RECORDED DATA -
○ ○ ○ ○ ○ ○ ○
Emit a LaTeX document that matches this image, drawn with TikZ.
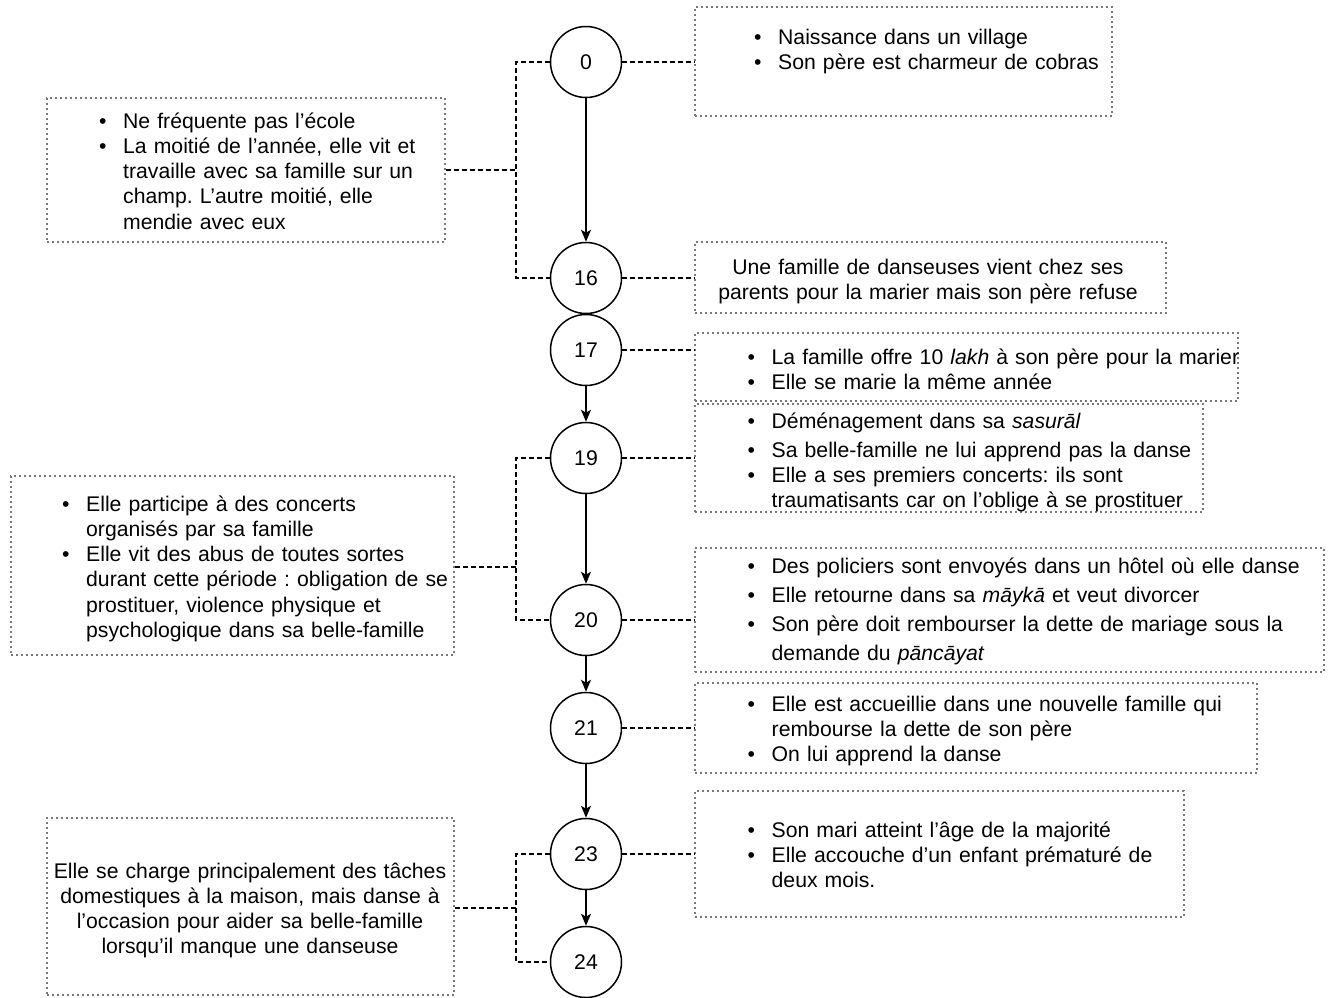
\documentclass[tikz,border=0pt]{standalone}
\usepackage{fontspec}
\setmainfont{Liberation Sans}
\usetikzlibrary{arrows.meta}
\definecolor{boxgray}{RGB}{120,120,120}
\newcommand{\puce}{\makebox[24pt][l]{\textbullet}}
\newcommand{\suite}{\hspace*{24pt}}
\frenchspacing

\begin{document}
\begin{tikzpicture}[x=1pt, y=-1pt,
	every node/.style={font=\fontsize{21.2}{25.3}\selectfont},
	age/.style={circle, draw, line width=1.5pt, minimum size=71pt, inner sep=0pt},
	evbox/.style={draw=boxgray, line width=1.3pt, dash pattern=on 2pt off 3pt, inner sep=0pt},
	evtext/.style={text width=600pt, align=left, inner sep=0pt, anchor=base west},
	evmid/.style={align=center, inner sep=0pt, anchor=base},
	fleche/.style={line width=1.5pt, -{Stealth[length=12pt, width=10pt, inset=3pt]}},
	lien/.style={line width=1.3pt, dash pattern=on 5pt off 3pt}]
			\useasboundingbox (0,0) rectangle (1330,997);
			\node (c0) at (586,62) [age] {0};
			\node (c16) at (586,278) [age] {16};
			\node (c17) at (586,350) [age] {17};
			\node (c19) at (586,458) [age] {19};
			\node (c20) at (586,620) [age] {20};
			\node (c21) at (586,728) [age] {21};
			\node (c23) at (586,854) [age] {23};
			\node (c24) at (586,962) [age] {24};
			\node (r0) at (903.5,61.5) [evbox, minimum width=417pt, minimum height=109pt] {};
			\node (r16) at (930.5,277.5) [evbox, minimum width=471pt, minimum height=71pt] {};
			\node (r17) at (966.5,367) [evbox, minimum width=543pt, minimum height=68pt] {};
			\node (r19) at (949,458) [evbox, minimum width=508pt, minimum height=108pt] {};
			\node (r20) at (1009.5,610) [evbox, minimum width=629pt, minimum height=124pt] {};
			\node (r21) at (976,728) [evbox, minimum width=562pt, minimum height=90pt] {};
			\node (r23) at (939.5,854) [evbox, minimum width=489pt, minimum height=126pt] {};
			\node (l1) at (246,170) [evbox, minimum width=398pt, minimum height=144pt] {};
			\node (l2) at (232.5,565.5) [evbox, minimum width=443pt, minimum height=179pt] {};
			\node (l3) at (250.5,906.5) [evbox, minimum width=407pt, minimum height=177pt] {};
			\node (t0) at (754,44) [evtext] {\puce Naissance dans un village\\
				\puce Son père est charmeur de cobras};
			\node (t16) at (928,274) [evmid, text width=470pt] {Une famille de danseuses vient chez ses\\
				parents pour la marier mais son père refuse};
			\node (t17) at (747.5,364) [evtext] {\puce La famille offre 10 \textit{lakh} à son père pour la marier\\
				\puce Elle se marie la même année};
			\node (t19) at (747.5,428) [evtext] {\puce Déménagement dans sa \textit{sasurāl}\\[4pt]
				\puce Sa belle-famille ne lui apprend pas la danse\\
				\puce Elle a ses premiers concerts: ils sont\\
				\suite traumatisants car on l'oblige à se prostituer};
			\node (t20) at (747.5,573) [evtext, font=\fontsize{21.2}{29}\selectfont] {\puce Des policiers sont envoyés dans un hôtel où elle danse\\
				\puce Elle retourne dans sa \textit{māykā} et veut divorcer\\
				\puce Son père doit rembourser la dette de mariage sous la\\
				\suite demande du \textit{pāncāyat}};
			\node (t21) at (747.5,711) [evtext] {\puce Elle est accueillie dans une nouvelle famille qui\\
				\suite rembourse la dette de son père\\
				\puce On lui apprend la danse};
			\node (t23) at (747.5,837) [evtext] {\puce Son mari atteint l'âge de la majorité\\
				\puce Elle accouche d'un enfant prématuré de\\
				\suite deux mois.};
			\node (tl1) at (99,128) [evtext] {\puce Ne fréquente pas l'école\\
				\puce La moitié de l'année, elle vit et\\
				\suite travaille avec sa famille sur un\\
				\suite champ. L'autre moitié, elle\\
				\suite mendie avec eux};
			\node (tl2) at (62,511) [evtext] {\puce Elle participe à des concerts\\
				\suite organisés par sa famille\\
				\puce Elle vit des abus de toutes sortes\\
				\suite durant cette période : obligation de se\\
				\suite prostituer, violence physique et\\
				\suite psychologique dans sa belle-famille};
			\node (tl3) at (250,878) [evmid, text width=405pt] {Elle se charge principalement des tâches\\
				domestiques à la maison, mais danse à\\
				l'occasion pour aider sa belle-famille\\
				lorsqu'il manque une danseuse};
			\draw[fleche] (c0) -- (c16);
			\draw[fleche] (c17) -- (c19);
			\draw[fleche] (c19) -- (c20);
			\draw[fleche] (c20) -- (c21);
			\draw[fleche] (c21) -- (c23);
			\draw[fleche] (c23) -- (c24);
			\coordinate (j1) at (516,170);
			\coordinate (j2) at (516,567);
			\coordinate (j3) at (516,908);
			\draw[lien] (c0.west) -| (j1) |- (c16.west);
			\draw[lien] (c19.west) -| (j2) |- (c20.west);
			\draw[lien] (c23.west) -| (j3) |- (c24.west);
			\draw[lien] (l1.east |- j1) -- (j1);
			\draw[lien] (l2.east |- j2) -- (j2);
			\draw[lien] (l3.east |- j3) -- (j3);
			\draw[lien] (c0.east) -- (c0.east -| r0.west);
			\draw[lien] (c16.east) -- (c16.east -| r16.west);
			\draw[lien] (c17.east) -- (c17.east -| r17.west);
			\draw[lien] (c19.east) -- (c19.east -| r19.west);
			\draw[lien] (c20.east) -- (c20.east -| r20.west);
			\draw[lien] (c21.east) -- (c21.east -| r21.west);
			\draw[lien] (c23.east) -- (c23.east -| r23.west);
			\end{tikzpicture}
\end{document}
○ ○ ○ ○ ○ ○ ○
DO THIS - Reproduce every line of the material precisely, omitting its pictures.

RESULT OF THE EXERCISE -
Emit a LaTeX document that matches this image, drawn with TikZ.
\documentclass[tikz,border=0pt]{standalone}
\usepackage{fontspec}
\setmainfont{Liberation Sans}
\usetikzlibrary{arrows.meta}
\definecolor{boxgray}{RGB}{120,120,120}
\newcommand{\puce}{\makebox[24pt][l]{\textbullet}}
\newcommand{\suite}{\hspace*{24pt}}
\frenchspacing

\begin{document}
\begin{tikzpicture}[x=1pt, y=-1pt,
	every node/.style={font=\fontsize{21.2}{25.3}\selectfont},
	age/.style={circle, draw, line width=1.5pt, minimum size=71pt, inner sep=0pt},
	evbox/.style={draw=boxgray, line width=1.3pt, dash pattern=on 2pt off 3pt, inner sep=0pt},
	evtext/.style={text width=600pt, align=left, inner sep=0pt, anchor=base west},
	evmid/.style={align=center, inner sep=0pt, anchor=base},
	fleche/.style={line width=1.5pt, -{Stealth[length=12pt, width=10pt, inset=3pt]}},
	lien/.style={line width=1.3pt, dash pattern=on 5pt off 3pt}]
			\useasboundingbox (0,0) rectangle (1330,997);
			\node (c0) at (586,62) [age] {0};
			\node (c16) at (586,278) [age] {16};
			\node (c17) at (586,350) [age] {17};
			\node (c19) at (586,458) [age] {19};
			\node (c20) at (586,620) [age] {20};
			\node (c21) at (586,728) [age] {21};
			\node (c23) at (586,854) [age] {23};
			\node (c24) at (586,962) [age] {24};
			\node (r0) at (903.5,61.5) [evbox, minimum width=417pt, minimum height=109pt] {};
			\node (r16) at (930.5,277.5) [evbox, minimum width=471pt, minimum height=71pt] {};
			\node (r17) at (966.5,367) [evbox, minimum width=543pt, minimum height=68pt] {};
			\node (r19) at (949,458) [evbox, minimum width=508pt, minimum height=108pt] {};
			\node (r20) at (1009.5,610) [evbox, minimum width=629pt, minimum height=124pt] {};
			\node (r21) at (976,728) [evbox, minimum width=562pt, minimum height=90pt] {};
			\node (r23) at (939.5,854) [evbox, minimum width=489pt, minimum height=126pt] {};
			\node (l1) at (246,170) [evbox, minimum width=398pt, minimum height=144pt] {};
			\node (l2) at (232.5,565.5) [evbox, minimum width=443pt, minimum height=179pt] {};
			\node (l3) at (250.5,906.5) [evbox, minimum width=407pt, minimum height=177pt] {};
			\node (t0) at (754,44) [evtext] {\puce Naissance dans un village\\
				\puce Son père est charmeur de cobras};
			\node (t16) at (928,274) [evmid, text width=470pt] {Une famille de danseuses vient chez ses\\
				parents pour la marier mais son père refuse};
			\node (t17) at (747.5,364) [evtext] {\puce La famille offre 10 \textit{lakh} à son père pour la marier\\
				\puce Elle se marie la même année};
			\node (t19) at (747.5,428) [evtext] {\puce Déménagement dans sa \textit{sasurāl}\\[4pt]
				\puce Sa belle-famille ne lui apprend pas la danse\\
				\puce Elle a ses premiers concerts: ils sont\\
				\suite traumatisants car on l'oblige à se prostituer};
			\node (t20) at (747.5,573) [evtext, font=\fontsize{21.2}{29}\selectfont] {\puce Des policiers sont envoyés dans un hôtel où elle danse\\
				\puce Elle retourne dans sa \textit{māykā} et veut divorcer\\
				\puce Son père doit rembourser la dette de mariage sous la\\
				\suite demande du \textit{pāncāyat}};
			\node (t21) at (747.5,711) [evtext] {\puce Elle est accueillie dans une nouvelle famille qui\\
				\suite rembourse la dette de son père\\
				\puce On lui apprend la danse};
			\node (t23) at (747.5,837) [evtext] {\puce Son mari atteint l'âge de la majorité\\
				\puce Elle accouche d'un enfant prématuré de\\
				\suite deux mois.};
			\node (tl1) at (99,128) [evtext] {\puce Ne fréquente pas l'école\\
				\puce La moitié de l'année, elle vit et\\
				\suite travaille avec sa famille sur un\\
				\suite champ. L'autre moitié, elle\\
				\suite mendie avec eux};
			\node (tl2) at (62,511) [evtext] {\puce Elle participe à des concerts\\
				\suite organisés par sa famille\\
				\puce Elle vit des abus de toutes sortes\\
				\suite durant cette période : obligation de se\\
				\suite prostituer, violence physique et\\
				\suite psychologique dans sa belle-famille};
			\node (tl3) at (250,878) [evmid, text width=405pt] {Elle se charge principalement des tâches\\
				domestiques à la maison, mais danse à\\
				l'occasion pour aider sa belle-famille\\
				lorsqu'il manque une danseuse};
			\draw[fleche] (c0) -- (c16);
			\draw[fleche] (c17) -- (c19);
			\draw[fleche] (c19) -- (c20);
			\draw[fleche] (c20) -- (c21);
			\draw[fleche] (c21) -- (c23);
			\draw[fleche] (c23) -- (c24);
			\coordinate (j1) at (516,170);
			\coordinate (j2) at (516,567);
			\coordinate (j3) at (516,908);
			\draw[lien] (c0.west) -| (j1) |- (c16.west);
			\draw[lien] (c19.west) -| (j2) |- (c20.west);
			\draw[lien] (c23.west) -| (j3) |- (c24.west);
			\draw[lien] (l1.east |- j1) -- (j1);
			\draw[lien] (l2.east |- j2) -- (j2);
			\draw[lien] (l3.east |- j3) -- (j3);
			\draw[lien] (c0.east) -- (c0.east -| r0.west);
			\draw[lien] (c16.east) -- (c16.east -| r16.west);
			\draw[lien] (c17.east) -- (c17.east -| r17.west);
			\draw[lien] (c19.east) -- (c19.east -| r19.west);
			\draw[lien] (c20.east) -- (c20.east -| r20.west);
			\draw[lien] (c21.east) -- (c21.east -| r21.west);
			\draw[lien] (c23.east) -- (c23.east -| r23.west);
			\end{tikzpicture}
\end{document}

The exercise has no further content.